-- START OF Material provided --

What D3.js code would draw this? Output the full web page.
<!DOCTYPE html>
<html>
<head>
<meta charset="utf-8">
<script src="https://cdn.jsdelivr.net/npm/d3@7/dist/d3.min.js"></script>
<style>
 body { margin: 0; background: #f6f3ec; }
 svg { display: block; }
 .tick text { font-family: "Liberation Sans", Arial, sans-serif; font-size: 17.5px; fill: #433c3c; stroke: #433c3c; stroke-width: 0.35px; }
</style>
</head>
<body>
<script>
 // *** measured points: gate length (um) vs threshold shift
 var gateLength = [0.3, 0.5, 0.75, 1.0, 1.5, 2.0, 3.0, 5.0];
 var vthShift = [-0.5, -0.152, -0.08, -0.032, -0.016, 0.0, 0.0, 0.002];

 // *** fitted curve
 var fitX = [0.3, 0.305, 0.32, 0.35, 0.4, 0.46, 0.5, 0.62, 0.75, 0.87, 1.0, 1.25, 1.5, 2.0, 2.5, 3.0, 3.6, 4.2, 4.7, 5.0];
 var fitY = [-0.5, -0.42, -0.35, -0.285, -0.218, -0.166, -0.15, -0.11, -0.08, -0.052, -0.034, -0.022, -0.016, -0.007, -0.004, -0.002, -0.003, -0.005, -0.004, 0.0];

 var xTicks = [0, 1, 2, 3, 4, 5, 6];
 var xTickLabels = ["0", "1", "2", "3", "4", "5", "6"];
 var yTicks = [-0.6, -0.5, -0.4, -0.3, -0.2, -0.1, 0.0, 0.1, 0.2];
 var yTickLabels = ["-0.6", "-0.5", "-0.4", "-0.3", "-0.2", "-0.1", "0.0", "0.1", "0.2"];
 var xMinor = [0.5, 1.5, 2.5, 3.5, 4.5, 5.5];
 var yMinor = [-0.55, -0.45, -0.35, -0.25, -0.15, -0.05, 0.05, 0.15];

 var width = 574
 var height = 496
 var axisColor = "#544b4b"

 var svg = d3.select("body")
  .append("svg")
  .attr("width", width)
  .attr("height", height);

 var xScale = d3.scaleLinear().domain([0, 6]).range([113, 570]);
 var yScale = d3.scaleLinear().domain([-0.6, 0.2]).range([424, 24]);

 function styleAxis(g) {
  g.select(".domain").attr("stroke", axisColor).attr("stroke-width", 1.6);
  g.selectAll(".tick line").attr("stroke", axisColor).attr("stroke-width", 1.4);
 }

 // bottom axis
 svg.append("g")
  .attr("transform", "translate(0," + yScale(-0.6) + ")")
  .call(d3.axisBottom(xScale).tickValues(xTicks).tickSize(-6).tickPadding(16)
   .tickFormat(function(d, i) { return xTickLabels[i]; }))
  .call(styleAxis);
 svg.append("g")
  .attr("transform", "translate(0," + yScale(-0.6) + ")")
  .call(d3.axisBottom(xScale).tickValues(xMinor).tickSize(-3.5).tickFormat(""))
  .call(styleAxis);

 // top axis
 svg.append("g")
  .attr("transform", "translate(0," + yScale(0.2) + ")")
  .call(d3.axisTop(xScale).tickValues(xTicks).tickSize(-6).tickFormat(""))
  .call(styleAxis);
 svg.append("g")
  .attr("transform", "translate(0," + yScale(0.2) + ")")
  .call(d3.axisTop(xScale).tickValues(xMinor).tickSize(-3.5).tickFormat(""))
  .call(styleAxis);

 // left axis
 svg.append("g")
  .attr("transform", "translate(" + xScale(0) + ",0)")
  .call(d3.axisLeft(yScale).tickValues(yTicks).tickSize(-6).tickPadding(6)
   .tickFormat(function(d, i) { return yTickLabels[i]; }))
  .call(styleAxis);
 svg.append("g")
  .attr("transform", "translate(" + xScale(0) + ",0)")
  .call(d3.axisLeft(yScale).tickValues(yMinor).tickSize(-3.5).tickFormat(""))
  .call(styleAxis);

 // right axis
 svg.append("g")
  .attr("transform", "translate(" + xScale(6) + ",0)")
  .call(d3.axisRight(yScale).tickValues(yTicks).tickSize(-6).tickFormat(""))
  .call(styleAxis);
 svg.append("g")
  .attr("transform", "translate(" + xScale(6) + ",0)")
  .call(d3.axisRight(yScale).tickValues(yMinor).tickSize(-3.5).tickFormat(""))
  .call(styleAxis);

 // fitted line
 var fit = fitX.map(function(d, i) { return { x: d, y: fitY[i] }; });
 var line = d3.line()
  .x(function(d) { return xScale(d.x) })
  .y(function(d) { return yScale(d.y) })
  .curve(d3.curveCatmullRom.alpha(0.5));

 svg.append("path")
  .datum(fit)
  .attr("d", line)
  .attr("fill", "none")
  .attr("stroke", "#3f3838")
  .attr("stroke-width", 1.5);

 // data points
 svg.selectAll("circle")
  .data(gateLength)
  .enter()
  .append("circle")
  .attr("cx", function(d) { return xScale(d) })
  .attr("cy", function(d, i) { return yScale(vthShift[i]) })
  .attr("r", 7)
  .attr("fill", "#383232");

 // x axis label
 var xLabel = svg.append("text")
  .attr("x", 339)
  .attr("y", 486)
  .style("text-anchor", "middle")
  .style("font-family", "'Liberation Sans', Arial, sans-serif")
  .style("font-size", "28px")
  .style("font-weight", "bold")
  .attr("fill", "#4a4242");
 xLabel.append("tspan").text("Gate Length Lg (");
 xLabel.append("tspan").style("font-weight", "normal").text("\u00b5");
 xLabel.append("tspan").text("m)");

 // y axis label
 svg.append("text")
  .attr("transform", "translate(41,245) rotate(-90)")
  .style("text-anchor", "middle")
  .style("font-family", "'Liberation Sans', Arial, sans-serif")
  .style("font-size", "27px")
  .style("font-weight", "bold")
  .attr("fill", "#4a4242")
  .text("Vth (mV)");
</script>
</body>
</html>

-- END OF Material provided --

#### Task directions
Exactly reproduce every line of the data above.

#### Task answer
What D3.js code would draw this? Output the full web page.
<!DOCTYPE html>
<html>
<head>
<meta charset="utf-8">
<script src="https://cdn.jsdelivr.net/npm/d3@7/dist/d3.min.js"></script>
<style>
 body { margin: 0; background: #f6f3ec; }
 svg { display: block; }
 .tick text { font-family: "Liberation Sans", Arial, sans-serif; font-size: 17.5px; fill: #433c3c; stroke: #433c3c; stroke-width: 0.35px; }
</style>
</head>
<body>
<script>
 // *** measured points: gate length (um) vs threshold shift
 var gateLength = [0.3, 0.5, 0.75, 1.0, 1.5, 2.0, 3.0, 5.0];
 var vthShift = [-0.5, -0.152, -0.08, -0.032, -0.016, 0.0, 0.0, 0.002];

 // *** fitted curve
 var fitX = [0.3, 0.305, 0.32, 0.35, 0.4, 0.46, 0.5, 0.62, 0.75, 0.87, 1.0, 1.25, 1.5, 2.0, 2.5, 3.0, 3.6, 4.2, 4.7, 5.0];
 var fitY = [-0.5, -0.42, -0.35, -0.285, -0.218, -0.166, -0.15, -0.11, -0.08, -0.052, -0.034, -0.022, -0.016, -0.007, -0.004, -0.002, -0.003, -0.005, -0.004, 0.0];

 var xTicks = [0, 1, 2, 3, 4, 5, 6];
 var xTickLabels = ["0", "1", "2", "3", "4", "5", "6"];
 var yTicks = [-0.6, -0.5, -0.4, -0.3, -0.2, -0.1, 0.0, 0.1, 0.2];
 var yTickLabels = ["-0.6", "-0.5", "-0.4", "-0.3", "-0.2", "-0.1", "0.0", "0.1", "0.2"];
 var xMinor = [0.5, 1.5, 2.5, 3.5, 4.5, 5.5];
 var yMinor = [-0.55, -0.45, -0.35, -0.25, -0.15, -0.05, 0.05, 0.15];

 var width = 574
 var height = 496
 var axisColor = "#544b4b"

 var svg = d3.select("body")
  .append("svg")
  .attr("width", width)
  .attr("height", height);

 var xScale = d3.scaleLinear().domain([0, 6]).range([113, 570]);
 var yScale = d3.scaleLinear().domain([-0.6, 0.2]).range([424, 24]);

 function styleAxis(g) {
  g.select(".domain").attr("stroke", axisColor).attr("stroke-width", 1.6);
  g.selectAll(".tick line").attr("stroke", axisColor).attr("stroke-width", 1.4);
 }

 // bottom axis
 svg.append("g")
  .attr("transform", "translate(0," + yScale(-0.6) + ")")
  .call(d3.axisBottom(xScale).tickValues(xTicks).tickSize(-6).tickPadding(16)
   .tickFormat(function(d, i) { return xTickLabels[i]; }))
  .call(styleAxis);
 svg.append("g")
  .attr("transform", "translate(0," + yScale(-0.6) + ")")
  .call(d3.axisBottom(xScale).tickValues(xMinor).tickSize(-3.5).tickFormat(""))
  .call(styleAxis);

 // top axis
 svg.append("g")
  .attr("transform", "translate(0," + yScale(0.2) + ")")
  .call(d3.axisTop(xScale).tickValues(xTicks).tickSize(-6).tickFormat(""))
  .call(styleAxis);
 svg.append("g")
  .attr("transform", "translate(0," + yScale(0.2) + ")")
  .call(d3.axisTop(xScale).tickValues(xMinor).tickSize(-3.5).tickFormat(""))
  .call(styleAxis);

 // left axis
 svg.append("g")
  .attr("transform", "translate(" + xScale(0) + ",0)")
  .call(d3.axisLeft(yScale).tickValues(yTicks).tickSize(-6).tickPadding(6)
   .tickFormat(function(d, i) { return yTickLabels[i]; }))
  .call(styleAxis);
 svg.append("g")
  .attr("transform", "translate(" + xScale(0) + ",0)")
  .call(d3.axisLeft(yScale).tickValues(yMinor).tickSize(-3.5).tickFormat(""))
  .call(styleAxis);

 // right axis
 svg.append("g")
  .attr("transform", "translate(" + xScale(6) + ",0)")
  .call(d3.axisRight(yScale).tickValues(yTicks).tickSize(-6).tickFormat(""))
  .call(styleAxis);
 svg.append("g")
  .attr("transform", "translate(" + xScale(6) + ",0)")
  .call(d3.axisRight(yScale).tickValues(yMinor).tickSize(-3.5).tickFormat(""))
  .call(styleAxis);

 // fitted line
 var fit = fitX.map(function(d, i) { return { x: d, y: fitY[i] }; });
 var line = d3.line()
  .x(function(d) { return xScale(d.x) })
  .y(function(d) { return yScale(d.y) })
  .curve(d3.curveCatmullRom.alpha(0.5));

 svg.append("path")
  .datum(fit)
  .attr("d", line)
  .attr("fill", "none")
  .attr("stroke", "#3f3838")
  .attr("stroke-width", 1.5);

 // data points
 svg.selectAll("circle")
  .data(gateLength)
  .enter()
  .append("circle")
  .attr("cx", function(d) { return xScale(d) })
  .attr("cy", function(d, i) { return yScale(vthShift[i]) })
  .attr("r", 7)
  .attr("fill", "#383232");

 // x axis label
 var xLabel = svg.append("text")
  .attr("x", 339)
  .attr("y", 486)
  .style("text-anchor", "middle")
  .style("font-family", "'Liberation Sans', Arial, sans-serif")
  .style("font-size", "28px")
  .style("font-weight", "bold")
  .attr("fill", "#4a4242");
 xLabel.append("tspan").text("Gate Length Lg (");
 xLabel.append("tspan").style("font-weight", "normal").text("\u00b5");
 xLabel.append("tspan").text("m)");

 // y axis label
 svg.append("text")
  .attr("transform", "translate(41,245) rotate(-90)")
  .style("text-anchor", "middle")
  .style("font-family", "'Liberation Sans', Arial, sans-serif")
  .style("font-size", "27px")
  .style("font-weight", "bold")
  .attr("fill", "#4a4242")
  .text("Vth (mV)");
</script>
</body>
</html>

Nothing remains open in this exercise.